### Figure scripts

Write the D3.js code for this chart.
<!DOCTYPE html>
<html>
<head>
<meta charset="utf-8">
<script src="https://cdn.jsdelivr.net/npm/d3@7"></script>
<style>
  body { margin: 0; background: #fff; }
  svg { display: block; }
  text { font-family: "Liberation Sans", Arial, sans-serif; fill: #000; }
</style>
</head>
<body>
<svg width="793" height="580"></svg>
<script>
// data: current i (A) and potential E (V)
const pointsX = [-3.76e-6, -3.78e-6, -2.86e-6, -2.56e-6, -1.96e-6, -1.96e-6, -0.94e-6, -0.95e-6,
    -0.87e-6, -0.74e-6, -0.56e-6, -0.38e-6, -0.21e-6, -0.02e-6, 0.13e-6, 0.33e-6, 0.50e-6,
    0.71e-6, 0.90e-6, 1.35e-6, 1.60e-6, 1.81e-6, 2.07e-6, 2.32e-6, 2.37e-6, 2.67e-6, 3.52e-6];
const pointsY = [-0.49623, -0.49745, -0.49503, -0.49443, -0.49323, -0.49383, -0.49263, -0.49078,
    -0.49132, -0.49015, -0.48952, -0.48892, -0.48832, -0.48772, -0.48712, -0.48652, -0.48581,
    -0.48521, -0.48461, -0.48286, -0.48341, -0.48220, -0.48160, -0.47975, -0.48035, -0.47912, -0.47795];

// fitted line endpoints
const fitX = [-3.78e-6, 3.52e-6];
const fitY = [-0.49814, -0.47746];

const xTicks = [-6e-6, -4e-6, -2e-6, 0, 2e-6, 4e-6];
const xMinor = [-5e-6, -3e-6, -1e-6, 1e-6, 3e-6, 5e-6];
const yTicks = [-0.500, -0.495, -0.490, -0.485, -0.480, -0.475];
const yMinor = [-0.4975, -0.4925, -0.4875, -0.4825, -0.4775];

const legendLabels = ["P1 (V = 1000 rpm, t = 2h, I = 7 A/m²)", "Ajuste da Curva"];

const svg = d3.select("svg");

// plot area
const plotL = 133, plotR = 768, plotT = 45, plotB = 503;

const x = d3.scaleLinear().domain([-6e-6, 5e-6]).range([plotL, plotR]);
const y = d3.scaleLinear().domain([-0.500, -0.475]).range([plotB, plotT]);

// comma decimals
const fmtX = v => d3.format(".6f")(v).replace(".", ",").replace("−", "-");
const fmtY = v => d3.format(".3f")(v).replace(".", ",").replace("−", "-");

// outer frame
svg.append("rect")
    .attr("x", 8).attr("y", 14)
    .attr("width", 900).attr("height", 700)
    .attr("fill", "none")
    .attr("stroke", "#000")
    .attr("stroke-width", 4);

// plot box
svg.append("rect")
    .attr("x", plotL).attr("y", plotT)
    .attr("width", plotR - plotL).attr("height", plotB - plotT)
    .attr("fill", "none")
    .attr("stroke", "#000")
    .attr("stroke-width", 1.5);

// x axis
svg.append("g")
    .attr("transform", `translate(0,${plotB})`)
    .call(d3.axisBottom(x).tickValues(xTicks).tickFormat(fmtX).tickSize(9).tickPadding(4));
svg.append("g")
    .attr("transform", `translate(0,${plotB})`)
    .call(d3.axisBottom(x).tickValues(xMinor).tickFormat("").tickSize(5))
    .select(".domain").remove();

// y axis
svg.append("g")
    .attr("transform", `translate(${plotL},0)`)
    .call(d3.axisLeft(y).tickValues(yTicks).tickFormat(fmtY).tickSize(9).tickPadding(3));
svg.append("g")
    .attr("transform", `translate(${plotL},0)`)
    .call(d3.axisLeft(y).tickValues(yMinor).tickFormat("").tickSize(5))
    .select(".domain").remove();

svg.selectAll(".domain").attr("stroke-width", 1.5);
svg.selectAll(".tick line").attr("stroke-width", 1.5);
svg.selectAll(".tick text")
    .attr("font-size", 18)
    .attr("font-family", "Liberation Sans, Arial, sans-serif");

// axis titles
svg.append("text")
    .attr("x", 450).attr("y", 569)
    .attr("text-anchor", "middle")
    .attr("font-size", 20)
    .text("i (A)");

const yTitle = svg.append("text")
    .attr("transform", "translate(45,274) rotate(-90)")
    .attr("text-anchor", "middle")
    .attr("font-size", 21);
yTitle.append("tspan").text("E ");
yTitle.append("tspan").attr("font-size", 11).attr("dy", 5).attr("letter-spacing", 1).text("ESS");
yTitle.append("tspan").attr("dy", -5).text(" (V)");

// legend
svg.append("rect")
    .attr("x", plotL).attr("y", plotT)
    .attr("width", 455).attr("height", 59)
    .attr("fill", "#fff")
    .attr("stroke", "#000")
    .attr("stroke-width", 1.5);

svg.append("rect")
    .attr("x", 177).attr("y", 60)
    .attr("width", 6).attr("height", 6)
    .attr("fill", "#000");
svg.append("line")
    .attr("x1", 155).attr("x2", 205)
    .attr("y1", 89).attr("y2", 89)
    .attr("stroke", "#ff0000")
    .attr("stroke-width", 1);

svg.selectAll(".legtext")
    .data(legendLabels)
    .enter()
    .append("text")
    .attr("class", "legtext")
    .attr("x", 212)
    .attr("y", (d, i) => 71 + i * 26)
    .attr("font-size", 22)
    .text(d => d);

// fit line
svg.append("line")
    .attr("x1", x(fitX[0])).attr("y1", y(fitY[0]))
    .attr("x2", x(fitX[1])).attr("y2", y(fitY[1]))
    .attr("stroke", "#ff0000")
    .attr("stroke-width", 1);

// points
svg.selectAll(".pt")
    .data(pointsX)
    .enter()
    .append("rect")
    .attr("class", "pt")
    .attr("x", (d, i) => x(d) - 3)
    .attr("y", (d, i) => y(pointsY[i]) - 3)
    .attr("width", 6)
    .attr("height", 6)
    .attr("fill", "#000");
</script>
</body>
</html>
--
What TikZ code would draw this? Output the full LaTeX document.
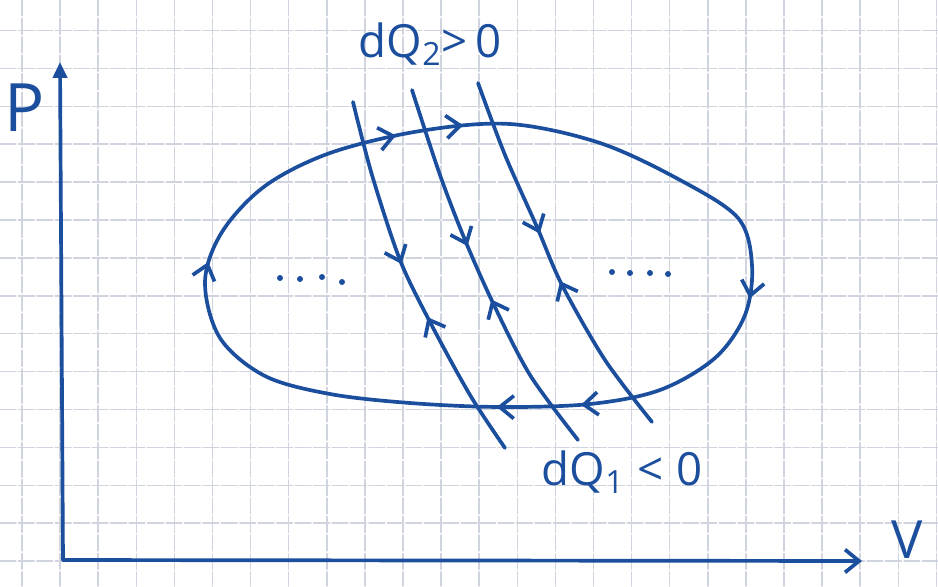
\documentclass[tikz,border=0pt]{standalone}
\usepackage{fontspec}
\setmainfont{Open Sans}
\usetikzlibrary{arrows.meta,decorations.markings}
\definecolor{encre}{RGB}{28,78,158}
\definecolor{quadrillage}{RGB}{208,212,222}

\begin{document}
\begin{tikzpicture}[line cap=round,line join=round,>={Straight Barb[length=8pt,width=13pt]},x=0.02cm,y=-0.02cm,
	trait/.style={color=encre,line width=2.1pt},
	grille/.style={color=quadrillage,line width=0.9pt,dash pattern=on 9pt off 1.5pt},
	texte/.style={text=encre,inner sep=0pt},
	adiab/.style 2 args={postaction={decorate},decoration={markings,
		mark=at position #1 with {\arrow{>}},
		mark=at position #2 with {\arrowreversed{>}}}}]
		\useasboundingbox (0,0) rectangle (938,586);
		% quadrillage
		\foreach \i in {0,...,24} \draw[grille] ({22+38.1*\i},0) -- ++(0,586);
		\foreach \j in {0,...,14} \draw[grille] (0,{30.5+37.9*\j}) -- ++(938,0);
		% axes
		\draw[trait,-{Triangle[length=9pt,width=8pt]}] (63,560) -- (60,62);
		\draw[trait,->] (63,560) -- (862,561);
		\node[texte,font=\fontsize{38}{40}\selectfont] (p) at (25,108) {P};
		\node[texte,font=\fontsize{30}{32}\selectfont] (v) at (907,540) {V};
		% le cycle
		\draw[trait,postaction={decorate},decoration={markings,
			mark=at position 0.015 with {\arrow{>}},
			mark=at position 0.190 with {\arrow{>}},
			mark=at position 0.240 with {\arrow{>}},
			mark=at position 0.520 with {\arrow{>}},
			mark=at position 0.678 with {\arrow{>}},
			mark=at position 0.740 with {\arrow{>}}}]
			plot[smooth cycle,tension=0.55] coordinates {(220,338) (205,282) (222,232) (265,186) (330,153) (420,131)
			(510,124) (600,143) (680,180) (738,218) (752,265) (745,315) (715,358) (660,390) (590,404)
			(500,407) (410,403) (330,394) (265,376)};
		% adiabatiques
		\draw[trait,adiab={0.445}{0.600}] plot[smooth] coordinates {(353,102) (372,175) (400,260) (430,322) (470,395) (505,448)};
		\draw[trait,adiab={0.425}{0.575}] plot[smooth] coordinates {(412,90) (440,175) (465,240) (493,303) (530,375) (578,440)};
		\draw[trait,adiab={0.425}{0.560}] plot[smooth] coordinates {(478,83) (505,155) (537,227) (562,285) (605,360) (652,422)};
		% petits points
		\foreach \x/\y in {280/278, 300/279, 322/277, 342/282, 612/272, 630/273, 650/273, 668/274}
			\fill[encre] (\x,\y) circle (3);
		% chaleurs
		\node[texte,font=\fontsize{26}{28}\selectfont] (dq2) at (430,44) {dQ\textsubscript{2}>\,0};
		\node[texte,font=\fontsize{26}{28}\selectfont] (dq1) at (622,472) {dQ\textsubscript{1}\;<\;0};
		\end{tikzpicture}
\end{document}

### EXERCISE
Report the number of lines in the listing above that include the word "code", and nothing else.

### REPLY
2